From this Univariate analysis is possible to conclude that:
a) Age of the respondents is mainly distributed between 11 and 25;
b)and the Class Duration mainly distributed between 1-3 hours.

Education Level & Financial Condition & Network Type
slices_ed_lev <- c(sum(original_data[3]=='College'),sum(original_data[3]=='3G'),sum(original_data[3]=='School'))
pcsEd <- round((slices_ed_lev/sum(slices_ed_lev)*100))
lblsEd <- c("College","University","School")
lblsEd <- paste(lblsEd, pcsEd,"%", sep = " ") # add percents to labels
pie(slices_ed_lev,labels = lblsEd,  col=rainbow(length(lblsEd)), main="Education Level")

slices_fin <- c(sum(original_data[8]== "Mid" ),sum(original_data[8]==  "Poor" ),sum(original_data[8]== "Rich"))
pcsF <- round((slices_fin/sum(slices_fin)*100))
lblsF <- c("Mid","Poor","Rich")
lblsF <- paste(lblsF, pcsF,"%", sep = " ") # add percents to labels
pie(slices_fin,labels = lblsF,  col=rainbow(length(lblsF)), main="Financial Condition")

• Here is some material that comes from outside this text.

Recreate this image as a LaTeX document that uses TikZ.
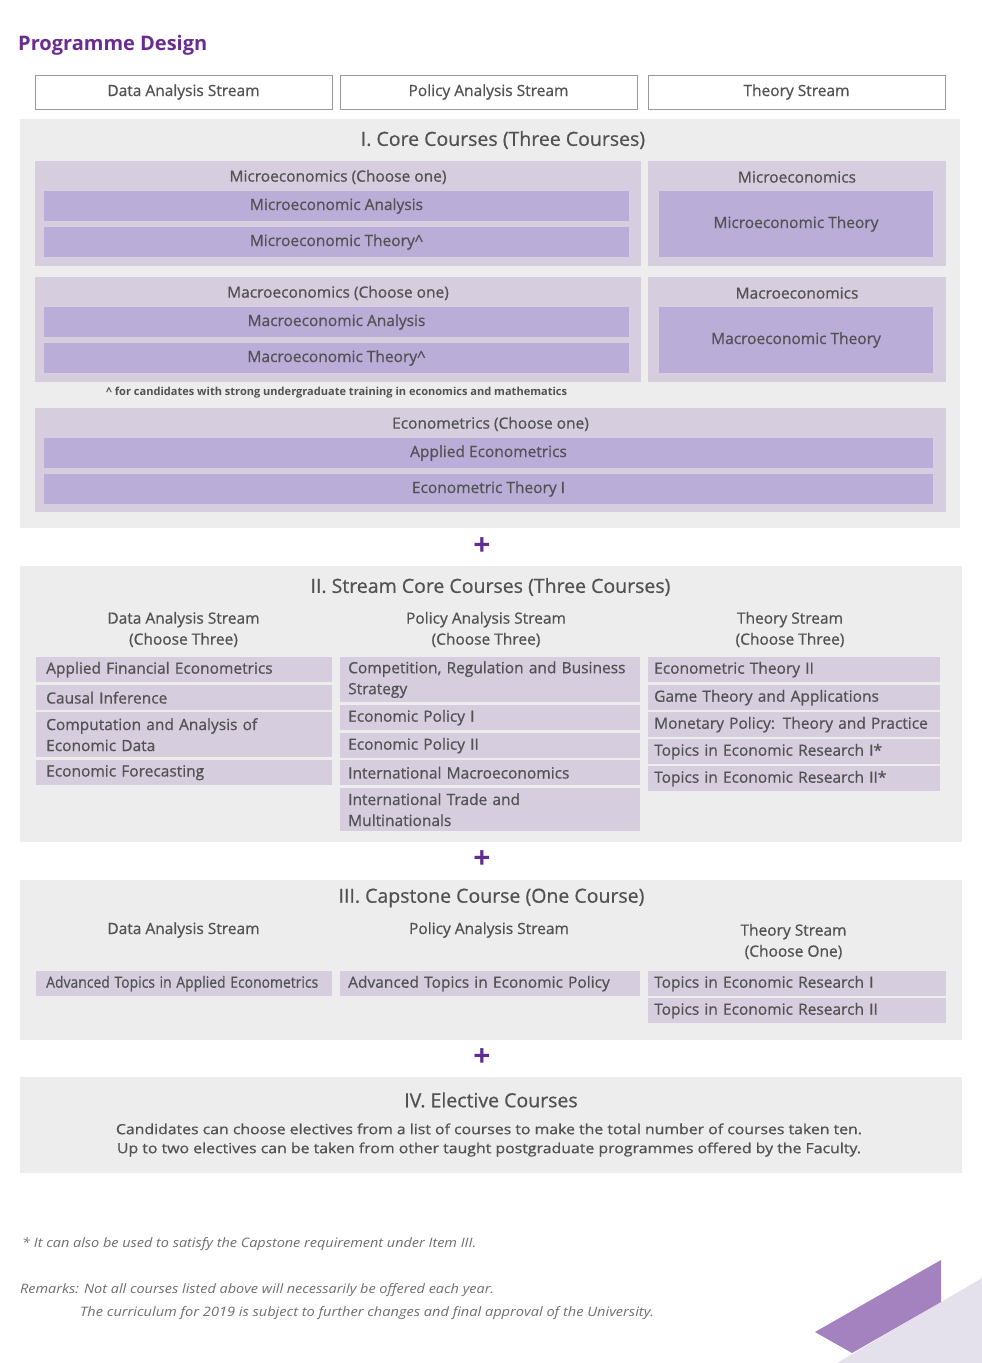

slices_NT <- c(sum(original_data[10]=='4G'),sum(original_data[10]=='3G'),sum(original_data[10]=='2G'))
pcsNT <- round((slices_NT/sum(slices_NT)*100))
lblsNT <- c("4G","3G","2G")
lblsNT <- paste(lblsNT, pcsNT,"%", sep = " ") # add percents to labels
pie(slices_NT,labels = lblsNT,  col=rainbow(length(lblsNT)), main="Network Type")


From this Univariate analysis is possible to conclude that most of the respondents:
a) Attend School and University
b) Are situated in Mid financial condition
c)Make use of 4G connection. Also is important to note that, there are just 1.58% of students using 2G network.

IT Student & Location & Self Lms
slices_IT <- c(sum(original_data[5]== "Yes" ),sum(original_data[5]==  "No" ))
pcsIT <- round((slices_IT/sum(slices_IT)*100))
lblsIT <- c("Yes","No")
lblsIT <- paste(lblsIT, pcsIT,"%", sep = " ") # add percents to labels
pie(slices_IT,labels = lblsIT,  col=rainbow(length(lblsIT)), main= "IT student")

slices_Loc <- c(sum(original_data[6]== "Yes" ),sum(original_data[6]==  "No" ))
pcsLoc <- round((slices_Loc/sum(slices_Loc)*100))
lblsLoc <- c("Yes","No")
lblsLoc <- paste(lblsLoc, pcsLoc,"%", sep = " ") # add percents to labels
pie(slices_Loc,labels = lblsLoc,  col=rainbow(length(lblsLoc)), main= "Location")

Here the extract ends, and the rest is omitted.